I wrote this post up a couple weeks ago, but never got to editing and publishing it. Mom life kind of happened, as it always does, and then Hurricane Irma was looming in the distance. We had a few days of preparation, worry, and sugar binging from stress. Luckily, Northwest Florida escaped Irma's wrath with just tropical storm conditions, and a strong northern wind. While we were super fortunate, parts of Florida were not. I am researching how I can best contribute to helping those who were hit hard by Irma (and Harvey!), and will soon share more details. Thank you for all the love and prayers. We are so grateful to have all of you.
And now for the post I've been meaning to post...
My husband, Bodie, and I were running over to the store to pick up a three ring binder for Project Airstream, (@saltedmoonairstream on Instagram to follow), and the next thing I know we had some goodies from the bakery and coffee bar at Whole Foods, and were driving to Pensacola. Road trip!
While I was sipping on my iced coffee and chomping at my chocolate filled croissant, I asked Ed the following question: Why did it take being in our 30s and having a baby to "go minimal" and pursue the life that we wanted in our hearts? We had toyed with the idea for so long. Why didn't we act on it sooner?
Without blinking an eye, Ed said, "Because we were trying to be responsible."
He hit the nail on the head as he always does.
Some might say (and have said!) that Ed and I quitting our jobs on the same day, putting our house on the market, moving 1200 miles to the Gulf Coast just because we love the beach and warm ocean waters while having a 12 week old baby was not responsible.
Ironically, I've always been the responsible one. I always put school first. I chose to study rather than party. I went to school for years. I picked a career that would support my family. Got a big house to have kids in that was located in a great school district before I even wanted a kid. Worked a lot of hours. You name it.
Is that what being a high functioning and responsible adult is though? Maybe to some.
To me, this is a typical culturally accepted definition of responsible. It's not that it's wrong. It's just not for me. It's a lifestyle, but not to be confused with "responsible."

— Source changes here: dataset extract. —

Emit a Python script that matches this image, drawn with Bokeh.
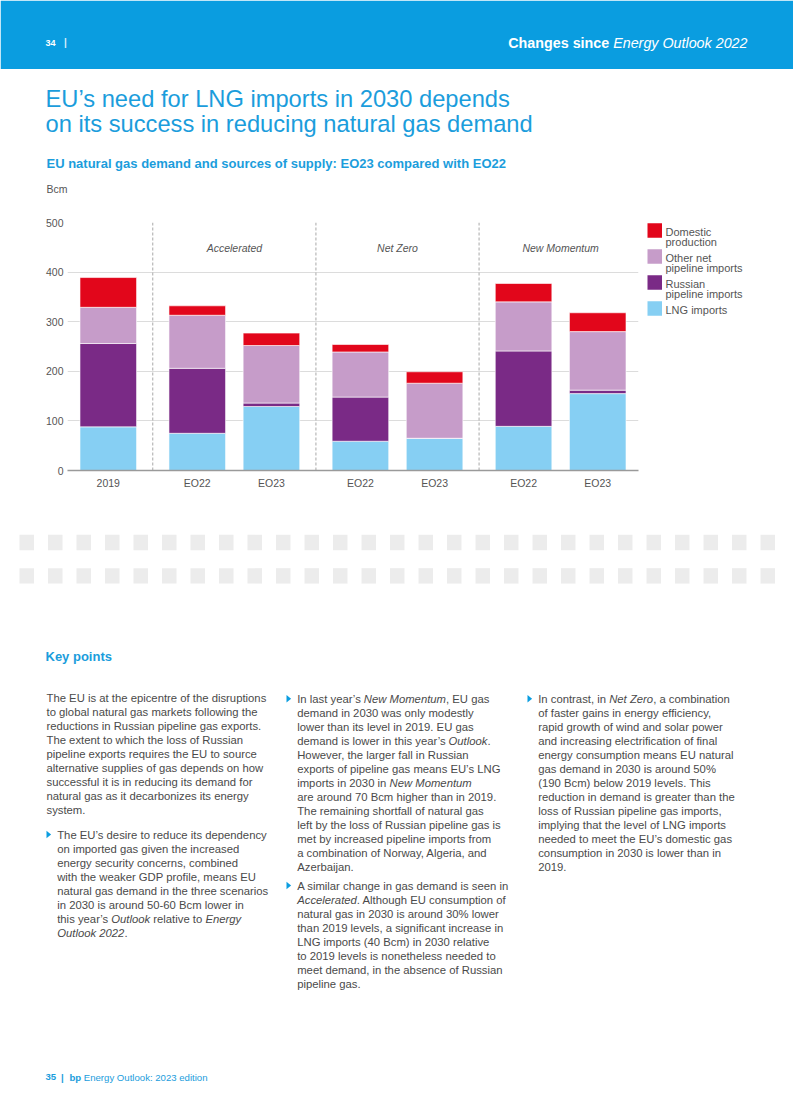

I've done a lot of thinking, and reassessed what being a responsible adult looks like, and this is what I've come up with:
- Contribute to society.
- Use my abilities and skills to provide for my family.
- Take care of my mental and physical health and wellbeing.
- Discover and cultivate my life's purpose.
- Do what needs to be done even when the motivation isn't there.
- Stay true to my word.
- Be honest and faithful.
- Provide for, love, and raise my son to be the best version of himself.
- Be kind, respectful, and advocate for those who can not advocate for themselves.
- Leave things better than how I found them.
- Take personal responsibility when I screw up, try to make things right, and apologize.
- Do my part to take care of the planet.
There's nothing that says how many square feet my home is, how much stuff I own, how big my bank statement is, what exactly I do for a living, or how many hours are spent behind a desk.